Как-то мы с другом (тоже художником) путешествовали по Псковщине. Попали на остров Залита, где познакомились с отцом Николаем Гурьяновым. Я только потом узнал, что это был известный старец, к которому многие стремились за советом. Мы просто поговорили с ним, он подарил нам по молитвослову и посоветовал покреститься. А на меня и атмосфера этого острова, и харизма отца Николая подействовала особенным образом. Какое-то время я был под сильным впечатлением. Оттуда мы отправились в Святогорский Успенский монастырь, прожили там месяц, и там же меня крестили. Монастырь тогда только-только передали Церкви. В советские годы там был музей, принадлежащий комплексу «Пушкинские горы». Из разрозненных уцелевших фрагментов иконостасов, свезенных из разных мест, мы создали первый после перерыва иконостас в храме монастыря. Белоснежный и очень аскетичный. Возможно, не очень канонический, но очень «дизайнерский» и от сердца. Сейчас там, скорее всего, другой иконостас. Но мы сделали первый!
Потом я возвратился в Питер, и жизнь пошла своим чередом, со сложностями, как обычно. Но лишь три года назад, благодаря знакомству с общиной трезвенников при храме Новомучеников и Исповедников Российских и последующему оглашению там, я стал серьезно входить в Церковь. Участвовать в украшении храма меня позвала скульптор Надежда Зубарева, с которой мы вместе учились когда-то в Санкт-Петербургской государственной художественно-промышленной академии, а потом встретились в приходе.

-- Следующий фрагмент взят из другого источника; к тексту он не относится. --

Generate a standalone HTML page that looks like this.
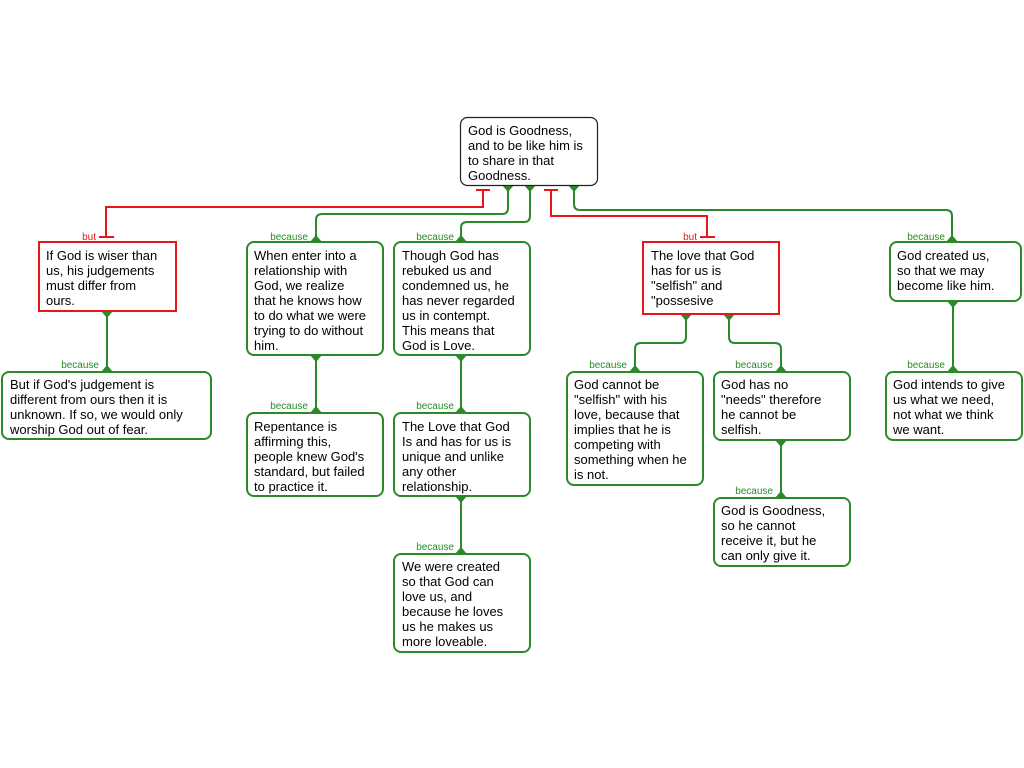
<!DOCTYPE html>
<html><head><meta charset="utf-8"><style>
body{margin:0;background:#fff;}
svg{display:block;font-family:"Liberation Sans",sans-serif;}
.t{font-size:13px;fill:#000;}
.g{fill:none;stroke:#2a8a2a;stroke-width:2;}
.r{fill:none;stroke:#e8161b;stroke-width:2;}
.lg{font-size:10px;fill:#2a8a2a;text-anchor:end;}
.lr{font-size:10px;fill:#e8161b;text-anchor:end;}
</style></head><body>
<svg width="1024" height="768" viewBox="0 0 1024 768">
<g class="g">
<path d="M508 185 V208 Q508 214 502 214 H322 Q316 214 316 220 V242"/>
<path d="M530 185 V216 Q530 222 524 222 H467 Q461 222 461 228 V242"/>
<path d="M574 185 V204 Q574 210 580 210 H946 Q952 210 952 216 V242"/>
<path d="M107 311 V372"/>
<path d="M316 355 V413"/>
<path d="M461 355 V413"/>
<path d="M461 496 V554"/>
<path d="M686 314 V337 Q686 343 680 343 H641 Q635 343 635 349 V372"/>
<path d="M729 314 V337 Q729 343 735 343 H775 Q781 343 781 349 V372"/>
<path d="M781 440 V498"/>
<path d="M953 301 V372"/>
</g>
<g fill="#2a8a2a">
<path d="M502 185 L514 185 L508 192Z"/><path d="M524 185 L536 185 L530 192Z"/><path d="M568 185 L580 185 L574 192Z"/>
<path d="M310 242 L322 242 L316 235Z"/><path d="M455 242 L467 242 L461 235Z"/><path d="M946 242 L958 242 L952 235Z"/>
<path d="M101 311 L113 311 L107 318Z"/><path d="M101 372 L113 372 L107 365Z"/>
<path d="M310 355 L322 355 L316 362Z"/><path d="M310 413 L322 413 L316 406Z"/>
<path d="M455 355 L467 355 L461 362Z"/><path d="M455 413 L467 413 L461 406Z"/>
<path d="M455 496 L467 496 L461 503Z"/><path d="M455 554 L467 554 L461 547Z"/>
<path d="M680 314 L692 314 L686 321Z"/><path d="M723 314 L735 314 L729 321Z"/>
<path d="M629 372 L641 372 L635 365Z"/><path d="M775 372 L787 372 L781 365Z"/>
<path d="M775 440 L787 440 L781 447Z"/><path d="M775 498 L787 498 L781 491Z"/>
<path d="M947 301 L959 301 L953 308Z"/><path d="M947 372 L959 372 L953 365Z"/>
</g>
<g class="r">
<path d="M476 190 H490 M483 190 V207 H106 V237 M99 237 H114"/>
<path d="M544 190 H558 M551 190 V216 H707 V237 M700 237 H715"/>
</g>
<text class="lr" x="96" y="240">but</text>
<text class="lr" x="697" y="240">but</text>
<text class="lg" x="308" y="240">because</text>
<text class="lg" x="454" y="240">because</text>
<text class="lg" x="945" y="240">because</text>
<text class="lg" x="99" y="368">because</text>
<text class="lg" x="627" y="368">because</text>
<text class="lg" x="773" y="368">because</text>
<text class="lg" x="945" y="368">because</text>
<text class="lg" x="308" y="409">because</text>
<text class="lg" x="454" y="409">because</text>
<text class="lg" x="454" y="550">because</text>
<text class="lg" x="773" y="494">because</text>
<rect x="460.5" y="117.5" width="137" height="68" rx="7" fill="#fff" stroke="#222" stroke-width="1.2"/>
<rect x="39" y="242" width="137" height="69" fill="#fff" stroke="#e8161b" stroke-width="2"/>
<rect x="643" y="242" width="136" height="72" fill="#fff" stroke="#e8161b" stroke-width="2"/>
<g fill="#fff" stroke="#2a8a2a" stroke-width="2">
<rect x="2" y="372" width="209" height="67" rx="7"/>
<rect x="247" y="242" width="136" height="113" rx="7"/>
<rect x="247" y="413" width="136" height="83" rx="7"/>
<rect x="394" y="242" width="136" height="113" rx="7"/>
<rect x="394" y="413" width="136" height="83" rx="7"/>
<rect x="394" y="554" width="136" height="98" rx="7"/>
<rect x="567" y="372" width="136" height="113" rx="7"/>
<rect x="714" y="372" width="136" height="68" rx="7"/>
<rect x="714" y="498" width="136" height="68" rx="7"/>
<rect x="890" y="242" width="131" height="59" rx="7"/>
<rect x="886" y="372" width="136" height="68" rx="7"/>
</g>
<g class="t">
<text x="468" y="135"><tspan x="468">God is Goodness,</tspan><tspan x="468" dy="15">and to be like him is</tspan><tspan x="468" dy="15">to share in that</tspan><tspan x="468" dy="15">Goodness.</tspan></text>
<text y="260"><tspan x="46">If God is wiser than</tspan><tspan x="46" dy="15">us, his judgements</tspan><tspan x="46" dy="15">must differ from</tspan><tspan x="46" dy="15">ours.</tspan></text>
<text y="389"><tspan x="10">But if God's judgement is</tspan><tspan x="10" dy="15">different from ours then it is</tspan><tspan x="10" dy="15">unknown. If so, we would only</tspan><tspan x="10" dy="15">worship God out of fear.</tspan></text>
<text y="260"><tspan x="254">When enter into a</tspan><tspan x="254" dy="15">relationship with</tspan><tspan x="254" dy="15">God, we realize</tspan><tspan x="254" dy="15">that he knows how</tspan><tspan x="254" dy="15">to do what we were</tspan><tspan x="254" dy="15">trying to do without</tspan><tspan x="254" dy="15">him.</tspan></text>
<text y="431"><tspan x="254">Repentance is</tspan><tspan x="254" dy="15">affirming this,</tspan><tspan x="254" dy="15">people knew God's</tspan><tspan x="254" dy="15">standard, but failed</tspan><tspan x="254" dy="15">to practice it.</tspan></text>
<text y="260"><tspan x="402">Though God has</tspan><tspan x="402" dy="15">rebuked us and</tspan><tspan x="402" dy="15">condemned us, he</tspan><tspan x="402" dy="15">has never regarded</tspan><tspan x="402" dy="15">us in contempt.</tspan><tspan x="402" dy="15">This means that</tspan><tspan x="402" dy="15">God is Love.</tspan></text>
<text y="431"><tspan x="402">The Love that God</tspan><tspan x="402" dy="15">Is and has for us is</tspan><tspan x="402" dy="15">unique and unlike</tspan><tspan x="402" dy="15">any other</tspan><tspan x="402" dy="15">relationship.</tspan></text>
<text y="571"><tspan x="402">We were created</tspan><tspan x="402" dy="15">so that God can</tspan><tspan x="402" dy="15">love us, and</tspan><tspan x="402" dy="15">because he loves</tspan><tspan x="402" dy="15">us he makes us</tspan><tspan x="402" dy="15">more loveable.</tspan></text>
<text y="260"><tspan x="651">The love that God</tspan><tspan x="651" dy="15">has for us is</tspan><tspan x="651" dy="15">"selfish" and</tspan><tspan x="651" dy="15">"possesive</tspan></text>
<text y="389"><tspan x="574">God cannot be</tspan><tspan x="574" dy="15">"selfish" with his</tspan><tspan x="574" dy="15">love, because that</tspan><tspan x="574" dy="15">implies that he is</tspan><tspan x="574" dy="15">competing with</tspan><tspan x="574" dy="15">something when he</tspan><tspan x="574" dy="15">is not.</tspan></text>
<text y="389"><tspan x="721">God has no</tspan><tspan x="721" dy="15">"needs" therefore</tspan><tspan x="721" dy="15">he cannot be</tspan><tspan x="721" dy="15">selfish.</tspan></text>
<text y="515"><tspan x="721">God is Goodness,</tspan><tspan x="721" dy="15">so he cannot</tspan><tspan x="721" dy="15">receive it, but he</tspan><tspan x="721" dy="15">can only give it.</tspan></text>
<text y="260"><tspan x="897">God created us,</tspan><tspan x="897" dy="15">so that we may</tspan><tspan x="897" dy="15">become like him.</tspan></text>
<text y="389"><tspan x="893">God intends to give</tspan><tspan x="893" dy="15">us what we need,</tspan><tspan x="893" dy="15">not what we think</tspan><tspan x="893" dy="15">we want.</tspan></text>
</g>
</svg>
</body></html>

Я работаю в области далекой от Церкви — в светском издании. Но не чувствую никакого противоречия между собственным мироощущением и миром вокруг себя. У нас разные люди, есть верующие, есть и атеисты. Иногда за чашкой кофе возникают религиозно-философские споры. Но все это проходит тихо, в интеллигентном духе. И даже по этим разговорам, размышляя о сказанном, я понимаю, что многого еще не знаю о Православии, ведь я только начал свое движение в этой области.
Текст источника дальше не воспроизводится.